Evaluating DLSS on compute queue using Streamline fails due to Streamline transitioning resources into graphics-only states
Steps to reproduce: try to 'slEvaluateFeature' DLSS through Streamline on the compute queue.
Description:
Since DLSS does (to my knowledge) not use graphics hardware, it should be entirely possible to run DLSS on the async compute queue.
However, when I pass 'slEvaluateFeature' a compute command list, and execute it on a compute queue, I get:
D3D12 ERROR: ID3D12CommandList::ResourceBarrier: D3D12_RESOURCE_STATES has invalid flags (0x80) for compute command list. [ RESOURCE_MANIPULATION ERROR #537: RESOURCE_BARRIER_INVALID_COMMAND_LIST_TYPE]
This is because the DLSS plugin uses chi::ResourceState::eTextureRead for all of its texture resource states for some reason, even though that maps to D3D12_RESOURCE_STATE_PIXEL_SHADER_RESOURCE, which I don't believe is necessary for DLSS's compute shaders, and which cannot be used on a compute queue.
I tried lying to the API, saying my resources were already in D3D12_RESOURCE_STATE_PIXEL_SHADER_RESOURCE or D3D12_RESOURCE_STATE_ALL_SHADER_RESOURCE, but it still tries to interact with D3D12_RESOURCE_STATE_PIXEL_SHADER_RESOURCE (maybe because of an internal resource?), breaking evaluation.
I also tried fixing it myself, but the build instructions did not work.
This isn't an expected use case for DLSS in Streamline. Can you explain further what you're trying to do? Also, please clarify which feature you're trying to use (SR, RR, FG).
You may have better luck using the lower-level SDK that Streamline wraps, i.e. https://github.com/NVIDIA/DLSS.
How did the build instructions not work?
The build instructions were somewhat my fault- I didn't check inside setup.bat to see if it needed any arguments, since the readme didn't mention any. It just needed 'vs2022'.
As for what I'm doing, since DLSS (SR, in this case) is a pure compute effect, I expected to be able to use Streamline to run it on the async compute queue, to do things like overlapping frame i's post-processing with frame i+1's geometry passes, as an example (and just to keep all my post-processing on the compute queue, since swapping it back to the graphics queue just for DLSS is silly).
However, it seems that SL does work that expects to be on the graphics queue (maybe for ImGUI? I built it in release mode, which seems set up to not compile the ImGUI stuff though...), and also transitions input resources into D3D12_RESOURCE_STATE_PIXEL_SHADER_RESOURCE for some reason (through chi::ResourceState::eTextureRead), when I would expect them to be using chi::ResourceState::eStorageRead instead.

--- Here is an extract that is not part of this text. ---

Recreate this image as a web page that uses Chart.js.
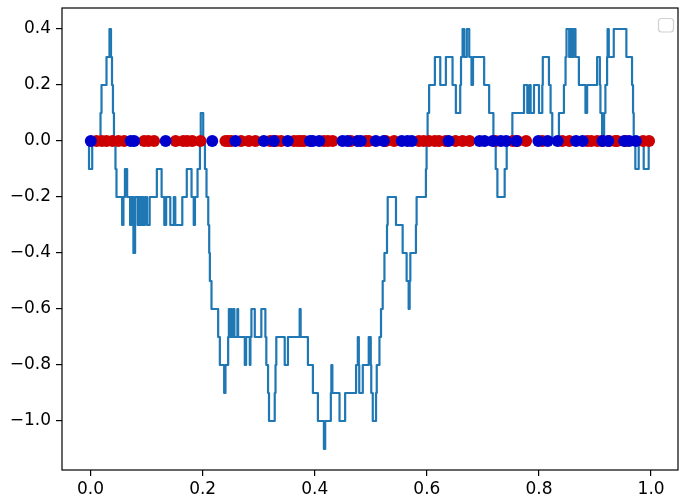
<!DOCTYPE html>
<html>
<head>
<meta charset="utf-8">
<script src="https://cdn.jsdelivr.net/npm/chart.js@4"></script>
<style>
  html, body { margin: 0; padding: 0; background: #fff; overflow: hidden; }
  #wrap { width: 684px; height: 498px; }
</style>
</head>
<body>
<div id="wrap"><canvas id="walkChart" width="684" height="498"></canvas></div>
<script>
// Step path of the walk: value changes at each x and holds until the next one
const stepX = [
  -0.0036, -0.0027, 0.0030, 0.0178, 0.0196, 0.0285, 0.0338, 0.0365, 0.0383, 0.0400,
  0.0418, 0.0445, 0.0463, 0.0564, 0.0587, 0.0614, 0.0653, 0.0706, 0.0730, 0.0765,
  0.0795, 0.0841, 0.0859, 0.0884, 0.0898, 0.0913, 0.0929, 0.0943, 0.0973, 0.1009,
  0.1055, 0.1183, 0.1268, 0.1316, 0.1349, 0.1423, 0.1486, 0.1512, 0.1637, 0.1717,
  0.1802, 0.1841, 0.1863, 0.1909, 0.1952, 0.1966, 0.2010, 0.2041, 0.2069, 0.2100,
  0.2117, 0.2129, 0.2158, 0.2277, 0.2307, 0.2384, 0.2407, 0.2455, 0.2468, 0.2485,
  0.2503, 0.2521, 0.2544, 0.2567, 0.2620, 0.2633, 0.2752, 0.2775, 0.2841, 0.2852,
  0.2870, 0.2930, 0.3047, 0.3119, 0.3136, 0.3167, 0.3184, 0.3286, 0.3300, 0.3314,
  0.3464, 0.3522, 0.3731, 0.3748, 0.3878, 0.3967, 0.4056, 0.4163, 0.4186, 0.4287,
  0.4296, 0.4314, 0.4442, 0.4542, 0.4738, 0.4768, 0.4786, 0.4794, 0.4857, 0.4963,
  0.4999, 0.5008, 0.5035, 0.5093, 0.5106, 0.5154, 0.5182, 0.5212, 0.5243, 0.5289,
  0.5301, 0.5449, 0.5568, 0.5639, 0.5675, 0.5693, 0.5705, 0.5805, 0.5817, 0.5983,
  0.5995, 0.6013, 0.6040, 0.6143, 0.6239, 0.6339, 0.6458, 0.6517, 0.6595, 0.6609,
  0.6637, 0.6667, 0.6713, 0.6756, 0.6796, 0.6823, 0.7022, 0.7111, 0.7187, 0.7228,
  0.7258, 0.7388, 0.7424, 0.7525, 0.7733, 0.7792, 0.7828, 0.7851, 0.7911, 0.8000,
  0.8059, 0.8068, 0.8178, 0.8207, 0.8237, 0.8356, 0.8445, 0.8474, 0.8491, 0.8539,
  0.8552, 0.8575, 0.8587, 0.8610, 0.8619, 0.8651, 0.8712, 0.8829, 0.8859, 0.9037,
  0.9086, 0.9096, 0.9126, 0.9162, 0.9185, 0.9215, 0.9224, 0.9245, 0.9334, 0.9559,
  0.9660, 0.9678, 0.9690, 0.9719, 0.9779, 0.9868, 0.9957, 1.0000
];
const stepY = [
  0.0, -0.1, 0.0, 0.1, 0.2, 0.3, 0.4, 0.3, 0.2, 0.1,
  0.0, -0.1, -0.2, -0.3, -0.2, -0.1, -0.2, -0.3, -0.2, -0.4,
  -0.2, -0.3, -0.2, -0.3, -0.2, -0.3, -0.2, -0.3, -0.2, -0.3,
  -0.2, -0.1, -0.2, -0.3, -0.2, -0.3, -0.2, -0.3, -0.2, -0.1,
  -0.2, -0.3, -0.2, -0.1, 0.0, 0.1, 0.0, -0.1, -0.2, -0.3,
  -0.4, -0.5, -0.6, -0.7, -0.8, -0.9, -0.8, -0.7, -0.6, -0.7,
  -0.6, -0.7, -0.6, -0.7, -0.6, -0.7, -0.8, -0.7, -0.8, -0.7,
  -0.6, -0.7, -0.6, -0.7, -0.8, -0.9, -1.0, -0.9, -0.8, -0.7,
  -0.8, -0.7, -0.6, -0.7, -0.8, -0.9, -1.0, -1.1, -1.0, -0.9,
  -0.8, -0.9, -1.0, -0.9, -0.8, -0.7, -0.8, -0.9, -0.8, -0.7,
  -0.8, -0.9, -1.0, -0.9, -0.8, -0.7, -0.6, -0.5, -0.4, -0.3,
  -0.2, -0.3, -0.4, -0.5, -0.6, -0.5, -0.4, -0.3, -0.2, -0.1,
  0.0, 0.1, 0.2, 0.3, 0.2, 0.3, 0.2, 0.1, 0.2, 0.3,
  0.4, 0.3, 0.4, 0.3, 0.2, 0.3, 0.2, 0.1, 0.0, -0.1,
  -0.2, -0.1, 0.0, 0.1, 0.2, 0.1, 0.2, 0.1, 0.2, 0.1,
  0.2, 0.3, 0.2, 0.1, 0.0, 0.1, 0.2, 0.3, 0.4, 0.3,
  0.4, 0.3, 0.4, 0.3, 0.4, 0.3, 0.2, 0.1, 0.2, 0.3,
  0.2, 0.1, 0.0, 0.1, 0.2, 0.3, 0.4, 0.3, 0.4, 0.3,
  0.2, 0.1, 0.0, -0.1, 0.0, -0.1, 0.0, 0.0
];

// Event times, drawn as dots on the zero line
const redX = [
  0.0107, 0.0201, 0.0285, 0.0391, 0.0498, 0.0600, 0.0956, 0.1032, 0.1133, 0.1518,
  0.1655, 0.1726, 0.1815, 0.1963, 0.2407, 0.2456, 0.2509, 0.2687, 0.2824, 0.2941,
  0.3203, 0.3310, 0.3399, 0.3630, 0.3701, 0.3754, 0.3808, 0.4164, 0.4235, 0.4319,
  0.4644, 0.4911, 0.4964, 0.5267, 0.5415, 0.5859, 0.5943, 0.6037, 0.6139, 0.6215,
  0.6335, 0.6512, 0.6637, 0.6762, 0.7224, 0.7532, 0.7616, 0.7770, 0.8060, 0.8416,
  0.8541, 0.8861, 0.8932, 0.9039, 0.9128, 0.9253, 0.9359, 0.9395, 0.9550, 0.9858,
  0.9964
];
const blueX = [
  0.0005, 0.0717, 0.0778, 0.1340, 0.2171, 0.2585, 0.3091, 0.3269, 0.3518, 0.3915,
  0.3963, 0.4080, 0.4496, 0.4585, 0.4763, 0.4822, 0.5089, 0.5231, 0.5552, 0.5653,
  0.5730, 0.6388, 0.6940, 0.7028, 0.7176, 0.7319, 0.7415, 0.7598, 0.7989, 0.8155,
  0.8333, 0.8660, 0.8778, 0.9133, 0.9235, 0.9520, 0.9609, 0.9728
];

const xTicks = [0.0, 0.2, 0.4, 0.6, 0.8, 1.0];
const yTicks = [0.4, 0.2, 0.0, -0.2, -0.4, -0.6, -0.8, -1.0];

const tickFont = { family: 'DejaVu Sans', size: 17 };
const fmt = v => Number(v).toFixed(1).replace('-', '\u2212');

// full box around the plot plus the empty legend frame in the corner
const frame = {
  id: 'frame',
  afterDraw(chart) {
    const { ctx, chartArea: a } = chart;
    ctx.save();
    ctx.strokeStyle = '#000';
    ctx.lineWidth = 1.2;
    ctx.strokeRect(a.left, a.top, a.right - a.left, a.bottom - a.top);
    ctx.fillStyle = 'rgba(255,255,255,0.8)';
    ctx.strokeStyle = '#d0d0d0';
    ctx.lineWidth = 1.2;
    ctx.beginPath();
    ctx.roundRect(658.5, 18.5, 15, 13.5, 3);
    ctx.fill();
    ctx.stroke();
    ctx.restore();
  }
};

const ctx = document.getElementById('walkChart').getContext('2d');
new Chart(ctx, {
  type: 'scatter',
  data: {
    datasets: [
      {
        label: 'down',
        data: blueX.map(x => ({ x: x, y: 0 })),
        backgroundColor: '#0000cc',
        borderColor: '#0000cc',
        pointRadius: 6,
        pointBorderWidth: 0,
        order: 1
      },
      {
        label: 'up',
        data: redX.map(x => ({ x: x, y: 0 })),
        backgroundColor: '#cc0000',
        borderColor: '#cc0000',
        pointRadius: 6,
        pointBorderWidth: 0,
        order: 2
      },
      {
        label: 'walk',
        data: stepX.map((x, i) => ({ x: x, y: stepY[i] })),
        showLine: true,
        stepped: true,
        fill: false,
        borderColor: '#1f77b4',
        borderWidth: 2.2,
        borderJoinStyle: 'round',
        pointRadius: 0,
        order: 3
      }
    ]
  },
  options: {
    responsive: false,
    animation: false,
    devicePixelRatio: 1,
    layout: { padding: { top: 8, right: 2, left: 0, bottom: 0 } },
    plugins: {
      legend: { display: false },
      tooltip: { enabled: false }
    },
    scales: {
      x: {
        type: 'linear',
        min: -0.0509,
        max: 1.048,
        afterBuildTicks: s => { s.ticks = xTicks.map(v => ({ value: v })); },
        afterFit: s => { s.height = 28; s.paddingLeft = 0; s.paddingRight = 0; },
        ticks: { callback: fmt, color: '#000', font: tickFont, padding: 3, maxRotation: 0, autoSkip: false },
        grid: { drawOnChartArea: false, drawTicks: true, tickLength: 6, color: '#000', lineWidth: 1.2 },
        border: { display: false }
      },
      y: {
        type: 'linear',
        min: -1.175,
        max: 0.475,
        afterBuildTicks: s => { s.ticks = yTicks.map(v => ({ value: v })); },
        afterFit: s => { s.width = 62; s.paddingTop = 0; s.paddingBottom = 0; },
        ticks: { callback: fmt, color: '#000', font: tickFont, padding: 5, autoSkip: false },
        grid: { drawOnChartArea: false, drawTicks: true, tickLength: 6, color: '#000', lineWidth: 1.2 },
        border: { display: false }
      }
    }
  },
  plugins: [frame]
});
</script>
</body>
</html>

Overall, it looks like Streamline isn't set up to support multi-queue applications, which is quite unfortunate given that it's targeting DX12/VK.
I'm guessing I should just integrate the lower-level APIs directly?
It's probably possible to get SL's SR plugin working on a compute queue, but that likely doesn't extend to the other plugins, i.e. SL in general.
There's other integrations that use e.g. SR or RR in compute contexts, but I believe they all use the lower-level NGX APIs.